_Goal_
Select lines where the word "picture" appears.
++++
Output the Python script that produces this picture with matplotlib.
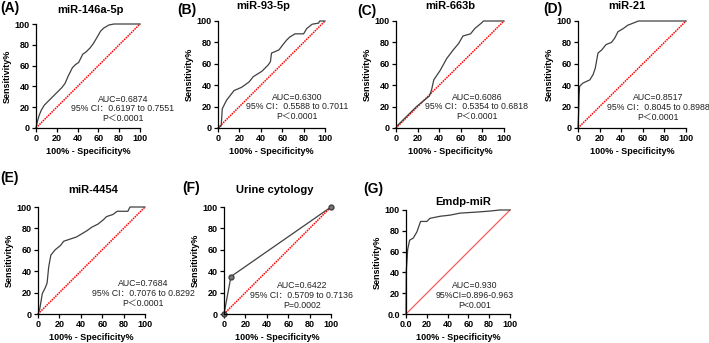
import matplotlib
matplotlib.use('Agg')
import matplotlib.pyplot as plt

plt.rcParams['font.family'] = ['Liberation Sans', 'Noto Sans CJK SC', 'DejaVu Sans']

# ROC curves: (100% - specificity, sensitivity)
a_x = [0, 1, 3, 5, 8, 12, 16, 20, 25, 28, 31, 35, 38, 41, 43, 45, 48, 52, 55, 58, 62, 65, 70, 75, 85, 100]
a_y = [0, 5, 12, 17, 22, 26, 30, 34, 39, 43, 50, 58, 61, 63, 67, 71, 73, 77, 81, 86, 93, 96, 99, 100, 100, 100]

b_x = [0, 3, 4, 8, 15, 22, 29, 33, 41, 47, 49, 50, 57, 60, 64, 67, 72, 80, 83, 88, 94, 95, 100]
b_y = [0, 2, 18, 26, 35, 38, 43, 48, 53, 59, 62, 70, 73, 77, 82, 85, 88, 88, 93, 97, 98, 100, 100]

c_x = [0, 1, 7, 19, 31, 33, 35, 41, 47, 53, 58, 62, 69, 73, 79, 81, 100]
c_y = [0, 2, 8, 20, 30, 36, 45, 54, 65, 73, 79, 86, 88, 93, 98, 100, 100]

d_x = [0, 0.5, 1, 1.5, 4.6, 11, 14, 16, 18.5, 22, 26, 31, 34, 37, 42, 46, 56, 100]
d_y = [0, 12, 30, 39, 42, 45, 50, 56, 70, 73, 78, 80, 84, 90, 93, 96, 100, 100]

e_x = [0, 1.5, 4, 7, 8.5, 10, 12, 16, 21, 24, 30, 36, 41, 46, 50, 56, 61, 64, 70, 74, 84, 86, 100]
e_y = [0, 4, 19, 25, 29, 44, 55, 60, 64, 68, 70, 72, 75, 78, 81, 84, 88, 91, 93, 96, 96, 100, 100]

f_x = [0, 6.5, 100]
f_y = [0, 35, 100]

g_x = [0, 0.3, 1, 1.6, 3.5, 7, 10.5, 14, 20, 23, 33, 42, 52, 68, 81, 90, 100]
g_y = [0, 42, 52, 62, 71, 73, 79, 89, 89, 92, 94, 95, 97, 98, 99, 100, 100]

titles = ['miR-146a-5p', 'miR-93-5p', 'miR-663b', 'miR-21', 'miR-4454', 'Urine cytology', 'Emdp-miR']
tags = ['(A)', '(B)', '(C)', '(D)', '(E)', '(F)', '(G)']
stats = [
    ['AUC=0.6874', '95% CI\uff1a0.6197 to 0.7551', 'P\uff1c0.0001'],
    ['AUC=0.6300', '95% CI\uff1a0.5588 to 0.7011', 'P\uff1c0.0001'],
    ['AUC=0.6086', '95% CI\uff1a0.5354 to 0.6818', 'P\uff1c0.0001'],
    ['AUC=0.8517', '95% CI\uff1a0.8045 to 0.8988', 'P\uff1c0.0001'],
    ['AUC=0.7684', '95% CI\uff1a0.7076 to 0.8292', 'P\uff1c0.0001'],
    ['AUC=0.6422', '95% CI\uff1a0.5709 to 0.7136', 'P=0.0002'],
    ['AUC=0.930', '95%CI=0.896-0.963', 'P<0.001'],
]
curves = [(a_x, a_y), (b_x, b_y), (c_x, c_y), (d_x, d_y), (e_x, e_y), (f_x, f_y), (g_x, g_y)]

W, H = 709, 343
fig = plt.figure(figsize=(W / 100, H / 100), dpi=100)


def fx(x):
    return x / W


def fy(y):
    return 1 - y / H


# axes boxes in pixels: left, right, top, bottom
boxes = [(36, 140, 24, 128), (218, 325, 21, 128), (396, 504, 21, 128), (578, 686, 21, 128),
         (38, 145, 207, 314), (224, 331, 207, 314), (406, 510, 210, 314)]
title_pos = [(90, 10), (263, 6), (450, 6), (627, 6), (93, 190), (275, 190), (463, 202)]
tag_pos = [(0, 8), (177, 10), (357, 11), (543, 9), (0, 178), (182, 188), (363, 189)]
stat_pos = [(123, 99), (297, 97), (477, 97), (658, 98), (143, 284), (302, 286), (475, 286)]

for i in range(7):
    l, r, t, b = boxes[i]
    ax = fig.add_axes([fx(l), fy(b), (r - l) / W, (b - t) / H])
    xs, ys = curves[i]
    if i == 6:
        ax.plot([0, 100], [0, 100], color='#ff5a5a', lw=0.9)
    else:
        ax.plot([0, 100], [0, 100], color='red', lw=1.1, ls=(0, (1, 0.6)))
    if i == 5:
        ax.plot(xs, ys, color='#404040', lw=0.9, marker='o', ms=3.5, mfc='#777777', mec='#404040')
    else:
        ax.plot(xs, ys, color='#404040', lw=0.9)
    ax.set_xlim(0, 100)
    ax.set_ylim(0, 100)
    ax.set_xticks([0, 20, 40, 60, 80, 100])
    ax.set_yticks([0, 20, 40, 60, 80, 100])
    if i == 6:
        ax.set_xticklabels(['0.0', '20', '40', '60', '80', '100'])
        ax.set_yticklabels(['0.0', '20', '40', '60', '80', '100'])
    for s in ['top', 'right']:
        ax.spines[s].set_visible(False)
    for s in ['left', 'bottom']:
        ax.spines[s].set_linewidth(0.9)
    ax.tick_params(length=3, width=0.9, pad=1.5, labelsize=6.5)
    for lab in ax.get_xticklabels() + ax.get_yticklabels():
        lab.set_fontweight('bold')
    ax.set_xlabel('100% - Specificity%', fontsize=6.5, fontweight='bold', labelpad=3)
    ax.set_ylabel('Sensitivity%', fontsize=6.5, fontweight='bold', labelpad=2)
    for line in ax.lines:
        line.set_clip_on(False)

    tx, ty = title_pos[i]
    fig.text(fx(tx), fy(ty), titles[i], ha='center', va='center', fontsize=8, fontweight='bold')
    gx, gy = tag_pos[i]
    fig.text(fx(gx), fy(gy), tags[i], ha='left', va='center', fontsize=10, fontweight='bold')
    sx, sy = stat_pos[i]
    for k, line in enumerate(stats[i]):
        fig.text(fx(sx), fy(sy + k * 9.7), line, ha='center', va='center', fontsize=6.3, color='#222222')

fig.savefig('out.png', dpi=100)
++++
_Finished answer_
Output the Python script that produces this picture with matplotlib.

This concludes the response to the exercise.